A Health and Safety Executive chief warned yesterday that there could easily be another Piper Alpha tragedy in the North Sea.
Steve Walker told a press conference at the Offshore Europe energy exhibition in Aberdeen that it would only take something like an inadequate pipework repair to lead to a disaster on the scale of the incident in July 1988 that claimed 167 lives.
A gas leak on the platform ignited, engulfing it in a massive fireball. Only 62 people survived.
Mr Walker, the new head of the HSE’s offshore division, said there had been 21 major and significant hydrocarbon escapes offshore in the second quarter of 2009, against 61 for the whole of 2008. There were 14 major injuries in the three-month period, against 30 for all last year.
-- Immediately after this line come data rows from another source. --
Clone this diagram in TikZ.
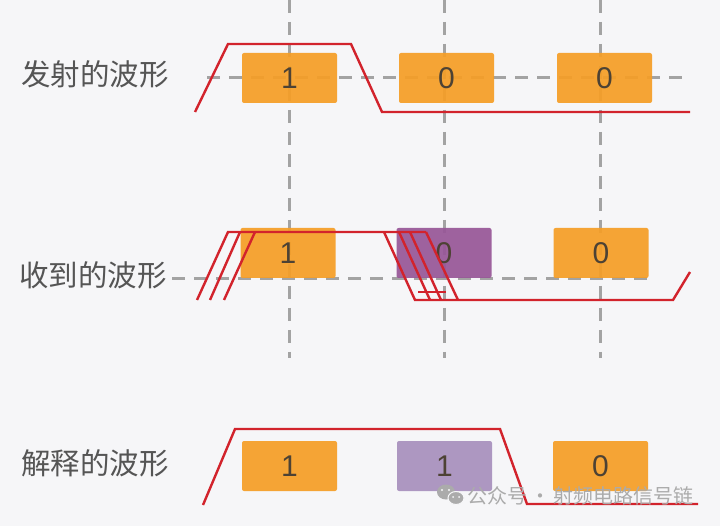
\documentclass[tikz,border=0pt]{standalone}
\usepackage{fontspec}
\setmainfont{Liberation Sans}
\newfontfamily\cjk{Noto Sans CJK SC}
\definecolor{bgc}{HTML}{F6F6F8}
\definecolor{boxor}{HTML}{F59E27}
\definecolor{boxpu}{HTML}{985798}
\definecolor{boxlp}{HTML}{A890BD}
\definecolor{wave}{HTML}{D2232C}
\definecolor{dashc}{HTML}{A3A3A3}
\definecolor{labc}{HTML}{555555}
\definecolor{digc}{HTML}{4D4234}
\definecolor{wmc}{HTML}{ABABAB}
\tikzset{
  bitbox/.style={rounded corners=2pt, minimum width=95pt, minimum height=50pt, inner sep=0pt,
     font=\fontsize{30}{31}\selectfont, text=digc, fill opacity=0.93, text opacity=1},
  guide/.style={draw=dashc, line width=3pt, dash pattern=on 13pt off 9pt},
  sig/.style={draw=wave, line width=2.4pt, line join=miter},
  rowlabel/.style={anchor=west, inner sep=0pt, text=labc, font=\cjk\fontsize{29.5}{31}\selectfont}
}
\begin{document}
\begin{tikzpicture}[x=1pt,y=-1pt]
\fill[bgc] (0,0) rectangle (720,526);
\useasboundingbox (0,0) rectangle (720,526);

% guides
\draw[guide] (289,0) -- (289,358);
\draw[guide] (444,0) -- (444,358);
\draw[guide] (600,0) -- (600,358);
\draw[guide] (207,78) -- (690,78);
\draw[guide] (172,279) -- (655,279);

% labels
\node[rowlabel] (l1) at (21,74) {发射的波形};
\node[rowlabel] (l2) at (19,275) {收到的波形};
\node[rowlabel] (l3) at (21,463) {解释的波形};

% top row boxes
\node[bitbox, fill=boxor] (t1) at (289.5,78) {1};
\node[bitbox, fill=boxor] (t2) at (446.5,78) {0};
\node[bitbox, fill=boxor] (t3) at (604.5,78) {0};

% middle row boxes
\node[bitbox, fill=boxor] (m1) at (288,253) {1};
\node[bitbox, fill=boxpu] (m2) at (444,253) {0};
\node[bitbox, fill=boxor] (m3) at (601,253) {0};

% bottom row boxes
\node[bitbox, fill=boxor] (b1) at (289.5,466) {1};
\node[bitbox, fill=boxlp] (b2) at (444.5,466) {1};
\node[bitbox, fill=boxor] (b3) at (600.5,466) {0};

% transmitted waveform
\draw[sig] (195,112) -- (228,44) -- (351,44) -- (382,112) -- (690,112);

% received waveform (jittered edges)
\draw[sig] (197,300) -- (228,232) -- (426,232);
\draw[sig] (210,300) -- (240,232);
\draw[sig] (224,300) -- (255,232);
\draw[sig] (384,232) -- (415,300) -- (673,300) -- (690,272);
\draw[sig] (399,232) -- (430,300);
\draw[sig] (410,232) -- (441,300);
\draw[sig] (426,232) -- (458,300);
\draw[sig, line width=1.6pt] (418,292) -- (446,292);

% interpreted waveform
\draw[sig] (203,505) -- (235,429) -- (500,429) -- (527,504) -- (698,504);

% watermark
\fill[wmc] (446,492) ellipse (9pt and 7.5pt);
\fill[wmc, draw=bgc, line width=1pt] (456,498) ellipse (8pt and 6.5pt);
\fill[bgc] (442,490) circle (1.2pt) (449,490) circle (1.2pt) (453,497) circle (1pt) (459,497) circle (1pt);
\node[anchor=west, inner sep=0pt, text=wmc, font=\cjk\fontsize{20}{22}\selectfont] (wm) at (467,496) {公众号\,·\,射频电路信号链};
\end{tikzpicture}
\end{document}
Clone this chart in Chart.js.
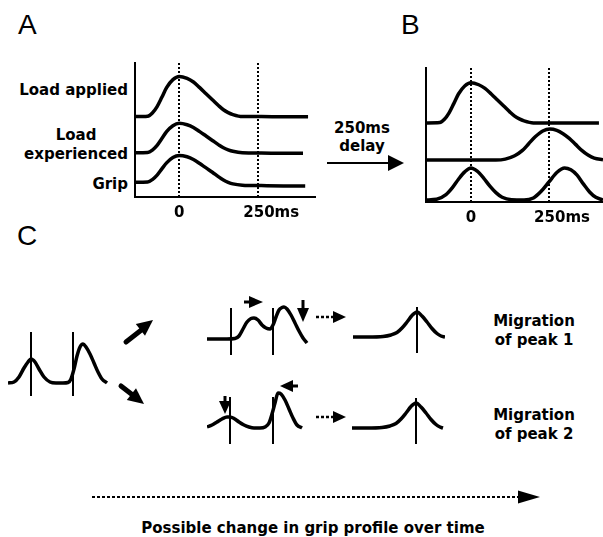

He said it could be easy in the current climate to rein back on maintenance of offshore infrastructure – but this was a recipe for disaster. He said he was keen that the progress being made in improving safety did not lead the industry to take its eye off the ball. He said: “I recognise the challenges in keeping ageing installations fit for purpose at a time when industry is looking at the technical and cost demands in developing existing fields, especially in the context of the economic climate and the ongoing energy debate. However, this is no excuse for delaying essential work.
“I intend to continue to drive up standards in the industry and ensure there is no room for complacency. I need to see industry putting its money where its mouth is in terms of improving asset integrity. Though progress is being made, the work is far from complete.”
Robert Paterson, health and safety director with industry body Oil and Gas UK, said later: “Over the last 21 years, the industry has made huge progress in putting in place multiple barriers on its offshore installations to prevent escalation of dangerous occurrences and to reduce their impact.
“In the last four years alone, it has invested more than £4billion in offshore asset integrity and it is extremely encouraging to note that the number of major and significant hydrocarbon releases fell by 17.5% in 2008-09 to the lowest figure on record.
“Step Change in Safety, the UK’s flagship safety initiative, has created a specific asset integrity workgroup to support industry-wide engagement on asset-integrity issues. Step Change’s hydrocarbon release reduction toolkit has also been revised and updated. Both these projects will support our aims to further reduce the rate of hydrocarbon releases.
“While overall the injury rate is coming down, the latest statistics also show that the accidents which do happen have tended to be of a more serious nature.
“It is important we engage in an industry-wide dialogue, including the regulator, trade unions and the workforce, to look at those areas where our efforts have seen an improvement. We need to understand what we are doing right and apply this knowledge widely to reduce the risk of major injuries.”